Insecure Access Control Vulnerabilities and Protection

Insecure Access Control Vulnerabilities and Protection

Description
Insecure Access Control (Broken Access Control) refers to a system's failure to effectively restrict user access to resources or functionalities, allowing low-privilege users to perform high-privilege operations (such as regular users accessing admin functions, unauthorized viewing of others' data, etc.). This vulnerability ranks first in the OWASP Top 10 2021 and is commonly seen in vertical privilege escalation (elevation of privileges) and horizontal privilege escalation (cross-user data access).

Core Issues

  1. Missing Permission Verification: Failure to validate user roles or permissions before accessing sensitive functions or data.
  2. Reliance on Client-Side Validation: Only hiding buttons or interfaces on the frontend without backend secondary verification.
  3. Predictable Access Parameters: Accessing others' data by modifying IDs in URLs (e.g., /user/123/profile).

Vulnerability Scenario Example
Assume a blog system where users can view their own articles via the following interface:

GET /api/posts/12345  
Authorization: Bearer <User A's Token>

The backend logic only verifies the Token's validity without checking whether the article ID 12345 belongs to User A. If User A changes the ID to 12346 (another user's article), they can still retrieve the data.

Vulnerability Discovery and Verification Steps

  1. Identify Sensitive Operations:

    • List all functions requiring permission control (e.g., user profile modification, order queries, admin backend).
    • Focus on URL parameters (e.g., ?id=xxx), request body parameters (e.g., {"userId": "xxx"}).

  2. Modify Parameters to Test Privilege Escalation:

    • Horizontal Privilege Escalation: Log in as User A and attempt to access resources belonging to User B (e.g., changing /api/orders/100 to /api/orders/101).
    • Vertical Privilege Escalation: Regular users attempt to access admin interfaces (e.g., changing /user/dashboard to /admin/dashboard).

  3. Tool Assistance:

    • Use Burp Suite's "Compare Site Maps" to compare interface scopes of users with different permissions.
    • Automated scanners (e.g., Arachni) to detect common privilege escalation patterns.

Protection Solutions

  1. Enforce Permission Verification:

    • All sensitive operations must pass through a unified backend permission check middleware, for example:
    # Pseudo-code example: Verify data ownership
def get_user_post(post_id):
    current_user = get_current_user()
    post = Post.query.get(post_id)
    if post.user_id != current_user.id:
        raise PermissionDeniedError()
    return post

  2. Principle of Least Privilege:

    • Users default to having only the minimum necessary permissions, with role permissions separated (e.g., RBAC model).

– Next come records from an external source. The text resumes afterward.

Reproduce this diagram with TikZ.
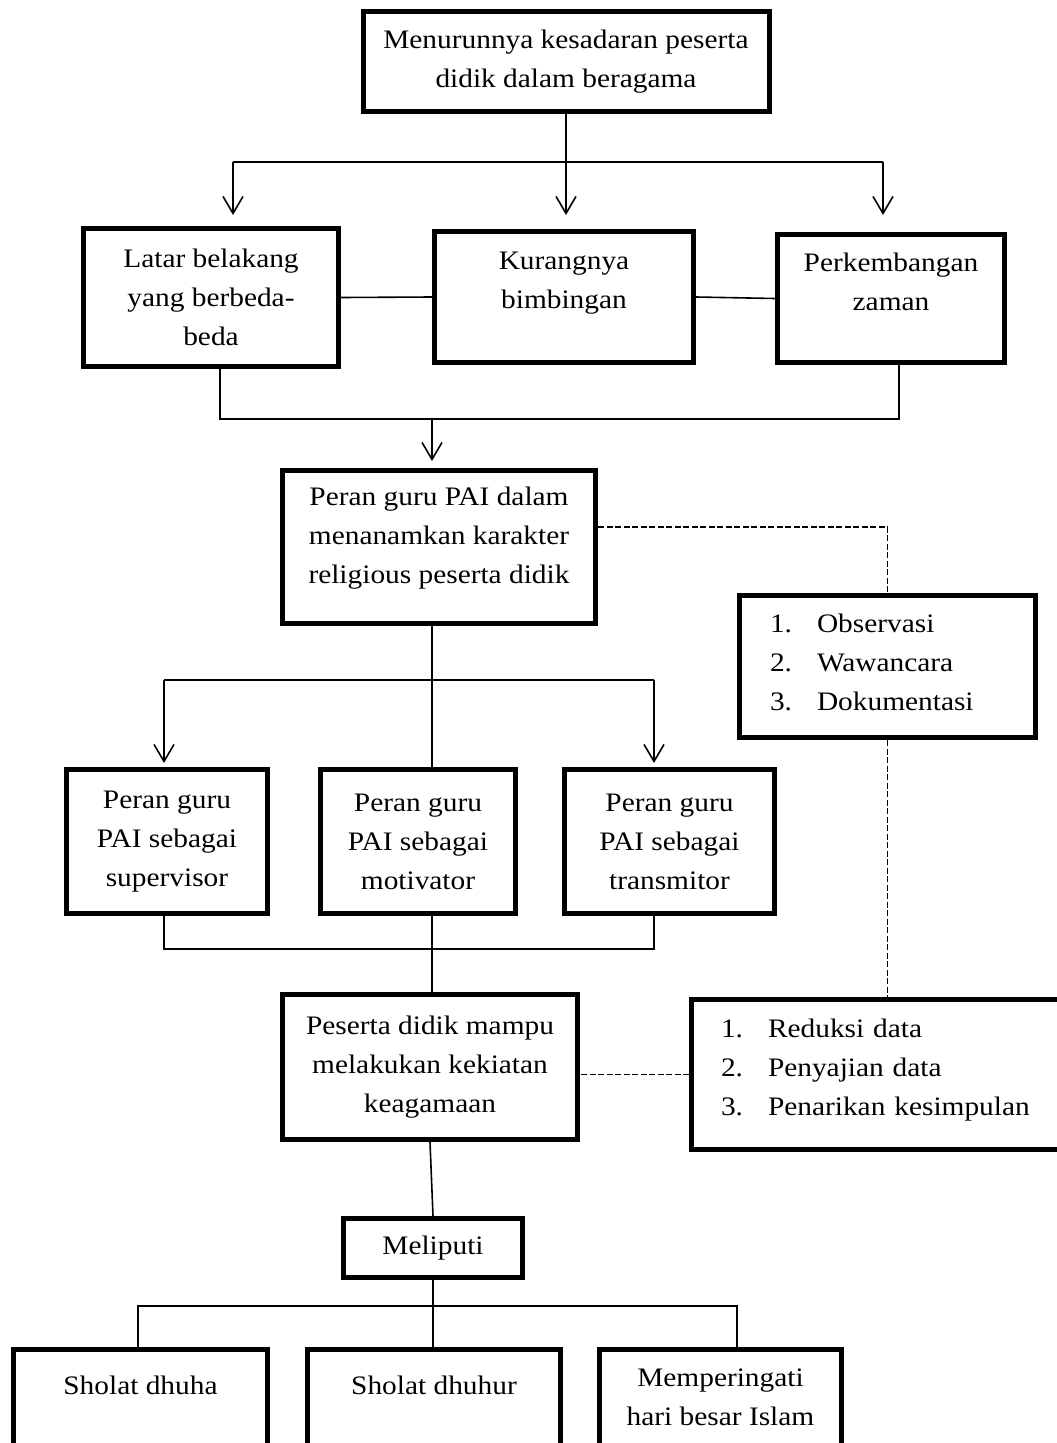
\documentclass[tikz,border=0pt]{standalone}
\usepackage{fontspec}
\setmainfont[FakeStretch=1.1]{Liberation Serif}
\usetikzlibrary{arrows.meta}
\newcommand{\numitem}[1]{\makebox[47pt][l]{#1}}

\begin{document}
\begin{tikzpicture}[x=1pt,y=-1pt,
  box/.style={draw,line width=5pt,align=center,inner sep=0pt,font=\fontsize{26.7}{39}\selectfont},
  arr/.style={-{Straight Barb[length=17pt,width=20pt]}},
  dashln/.style={dash pattern=on 6pt off 2.5pt}]
\useasboundingbox (0,0) rectangle (1057,1443);
% boxes
\node[box,minimum width=406pt,minimum height=100pt] (top) at (566,61.5) {Menurunnya kesadaran peserta\\didik dalam beragama};
\node[box,minimum width=255pt,minimum height=138pt] (latar) at (211,297.5) {Latar belakang\\yang berbeda-\\beda};
\node[box,minimum width=259pt,minimum height=131pt,text depth=33pt] (kurang) at (564,297) {Kurangnya\\bimbingan};
\node[box,minimum width=227pt,minimum height=128pt,text depth=33pt] (perk) at (891,298.5) {Perkembangan\\zaman};
\node[box,minimum width=313pt,minimum height=153pt,text depth=24pt] (dalam) at (439,547) {Peran guru PAI dalam\\menanamkan karakter\\religious peserta didik};
\node[box,align=left,inner xsep=30.5pt,text width=235pt,minimum height=142pt,text depth=87pt] (obs) at (887.5,666.5)
  {\numitem{1.}Observasi\\\numitem{2.}Wawancara\\\numitem{3.}Dokumentasi};
\node[box,minimum width=201pt,minimum height=144pt] (sup) at (167,841.5) {Peran guru\\PAI sebagai\\supervisor};
\node[box,minimum width=195pt,minimum height=144pt] (mot) at (418,841.5) {Peran guru\\PAI sebagai\\motivator};
\node[box,minimum width=210pt,minimum height=144pt] (tra) at (669.5,841.5) {Peran guru\\PAI sebagai\\transmitor};
\node[box,minimum width=295pt,minimum height=145pt] (pes) at (430,1067) {Peserta didik mampu\\melakukan kekiatan\\keagamaan};
\node[box,align=left,inner xsep=29.5pt,text width=356pt,minimum height=150pt,text depth=93pt] (red) at (899,1074.5)
  {\numitem{1.}Reduksi data\\\numitem{2.}Penyajian data\\\numitem{3.}Penarikan kesimpulan};
\node[box,minimum width=179pt,minimum height=59pt] (mel) at (433,1248) {Meliputi};
\node[box,minimum width=254pt,minimum height=155pt,text depth=84pt] (sh1) at (140.5,1427) {Sholat dhuha};
\node[box,minimum width=253pt,minimum height=155pt,text depth=84pt] (sh2) at (434,1427) {Sholat dhuhur};
\node[box,minimum width=242pt,minimum height=155pt,text depth=59pt] (sh3) at (720.5,1427) {Memperingati\\hari besar Islam};
% connectors
\begin{scope}[line width=1.6pt]
\coordinate (fl) at (233,162);
\coordinate (fr) at (883,162);
\draw[arr,shorten >=14pt] (top.south) -- (top.south |- kurang.north);
\draw (fl) -- (fr);
\draw[arr,shorten >=11pt] (fl) -- (fl |- latar.north);
\draw[arr,shorten >=17pt] (fr) -- (fr |- perk.north);
\draw (latar.east) -- (kurang.west);
\draw (kurang.east) -- (perk.west);
\coordinate (jl) at (220,419);
\coordinate (jr) at (899,419);
\coordinate (jm) at (432,419);
\draw (jl |- latar.south) -- (jl) -- (jr) -- (jr |- perk.south);
\draw[arr,shorten >=7pt] (jm) -- (jm |- dalam.north);
\draw[dashln] ([yshift=20pt]dalam.east) -| (obs.north);
\draw[dashln] (obs.south) -- (obs.south |- red.north);
\draw[dashln] (red.west) -- (red.west -| pes.east);
\coordinate (kl) at (164,680);
\coordinate (kr) at (654,680);
\coordinate (km) at (432,680);
\draw (km |- dalam.south) -- (km |- mot.north);
\draw (kl) -- (kr);
\draw[arr,shorten >=4pt] (kl) -- (kl |- sup.north);
\draw[arr,shorten >=4pt] (kr) -- (kr |- tra.north);
\coordinate (ml) at (164,949);
\coordinate (mr) at (654,949);
\draw (ml |- sup.south) -- (ml) -- (mr) -- (mr |- tra.south);
\draw (km |- mot.south) -- (km |- pes.north);
\draw (pes.south) -- (mel.north);
\coordinate (nl) at (138,1306);
\coordinate (nr) at (737,1306);
\draw (mel.south) -- (mel.south |- sh2.north);
\draw (nl |- sh1.north) -- (nl) -- (nr) -- (nr |- sh3.north);
\end{scope}
\end{tikzpicture}
\end{document}
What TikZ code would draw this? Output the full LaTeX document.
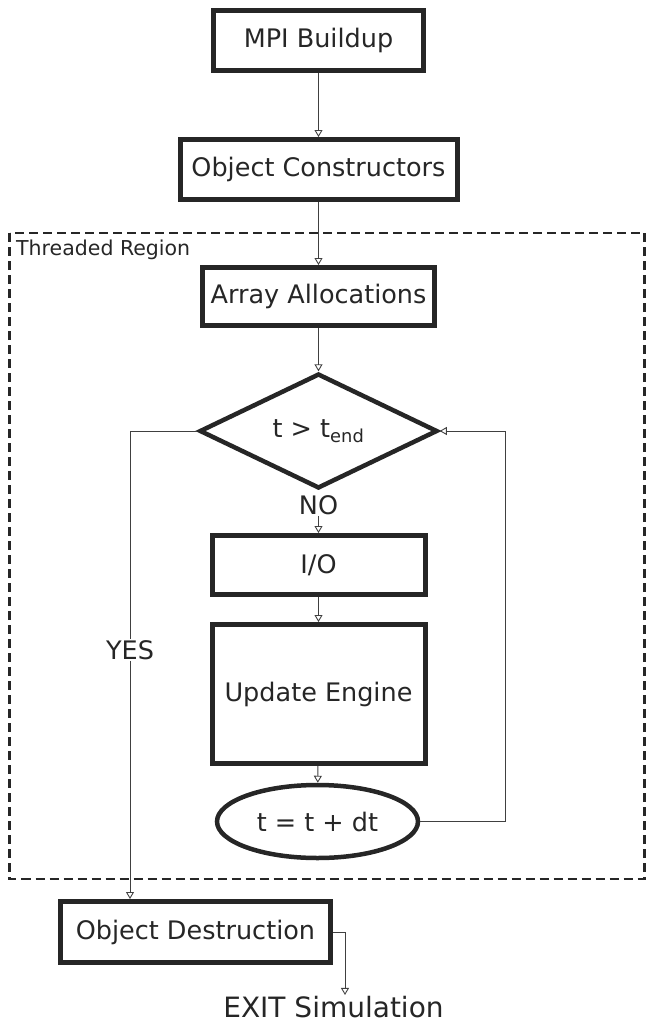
\documentclass[tikz,border=0pt]{standalone}
\usepackage{fontspec}
\setmainfont{DejaVu Sans}
\usepackage{xcolor}
\usepackage{tikz}
\usetikzlibrary{shapes.geometric, arrows.meta, positioning, calc}

\begin{document}
\begin{tikzpicture}[x=1pt, y=-1pt,
                box/.style={draw=black!85, line width=5pt, rectangle, inner sep=0pt, text=black!85, font=\fontsize{25.5}{30}\selectfont},
                link/.style={draw=black!75, line width=0.9pt, -{Triangle[open, length=7pt, width=8pt]}},
                plain/.style={draw=black!75, line width=0.9pt},
                tag/.style={text=black!85, inner sep=1pt, font=\fontsize{25.5}{30}\selectfont}]
                \useasboundingbox (0,0) rectangle (646,1023);
                \draw[black!85, line width=2.8pt, dash pattern=on 9pt off 5pt] (9.5,233) rectangle (644.5,879);
                \node[anchor=base west, text=black!85, inner sep=0pt, font=\fontsize{20.5}{24}\selectfont] (region) at (16,255) {Threaded Region};
                \node[box, minimum width=210, minimum height=60] (mpi) at (318.5,40.5) {MPI Buildup};
                \node[box, minimum width=277, minimum height=60] (ctor) at (318.5,169.5) {Object Constructors};
                \node[box, minimum width=232, minimum height=58] (alloc) at (318.5,296.5) {Array Allocations};
                \node[box, diamond, line width=4.5pt, minimum width=238, minimum height=108] (test) at (318.5,431) {t > t\textsubscript{end}};
                \node[tag] (no) at (318.5,505) {NO};
                \node[box, minimum width=213, minimum height=59] (io) at (318.5,565) {I/O};
                \node[box, minimum width=213, minimum height=139] (engine) at (318.5,694) {Update Engine};
                \node[box, ellipse, line width=4.5pt, minimum width=201, minimum height=73] (advance) at (317.5,821.5) {t = t + dt};
                \node[box, minimum width=270, minimum height=61] (dtor) at (195.5,932) {Object Destruction};
                \node[tag, font=\fontsize{28}{32}\selectfont] (exit) at (333.5,1007) {EXIT Simulation};
                \coordinate (yesbend) at (130,431);
                \coordinate (exitbend) at (345,932);
                \coordinate (loopbend) at (505.5,821.5);
                \node[tag, fill=white] (yes) at (130,650) {YES};
                \draw[link] (mpi) -- (ctor);
                \draw[link] (ctor) -- (alloc);
                \draw[link] (alloc) -- (test);
                \draw[link] (no) -- (io);
                \draw[link] (io) -- (engine);
                \draw[link] (engine) -- (advance);
                \draw[link] (advance.east) -- (loopbend) |- (test.east);
                \draw[plain] (test.west) -- (yesbend) -- (yes);
                \draw[link] (yes) -- (yesbend |- dtor.north);
                \draw[link] (dtor.east) -- (exitbend) -- (exitbend |- exit.north);
            \end{tikzpicture}
\end{document}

  3. Unpredictable Identifiers:

    • Use random UUIDs instead of auto-incrementing IDs (e.g., /api/posts/a1b2c3d4 instead of /api/posts/123).

  4. Automated Testing:

    • Write unit tests to simulate users with different roles accessing restricted resources, ensuring a 403 status code is returned.

  5. Logging and Monitoring:

    • Record unauthorized access attempts and set up real-time alerts for abnormal behavior (e.g., the same Token frequently accessing different users' data).

Advanced Case: Conditional Access Control Vulnerability
Scenario: A blog platform allows users to edit articles but requires two conditions:

  • The user is the article owner.
  • The article status is "draft."

Vulnerable Code:

UPDATE posts SET content = 'Malicious content' 
WHERE id = 123 AND status = 'draft';  -- No user identity verification!

An attacker can edit others' draft articles by modifying the ID.

Fix Solution:

UPDATE posts SET content = 'Malicious content' 
WHERE id = 123 AND user_id = CurrentUserID AND status = 'draft';

Summary
The essence of insecure access control is blurred trust boundaries. The core principles of protection are:

  • Server-Side Enforcement: Never trust parameters passed from the client.
  • Binding Permissions to Data: Automatically associate queries with the current user's identity.
  • Standardized Frameworks: Use mature frameworks like Spring Security or CASL to reduce manual implementation errors.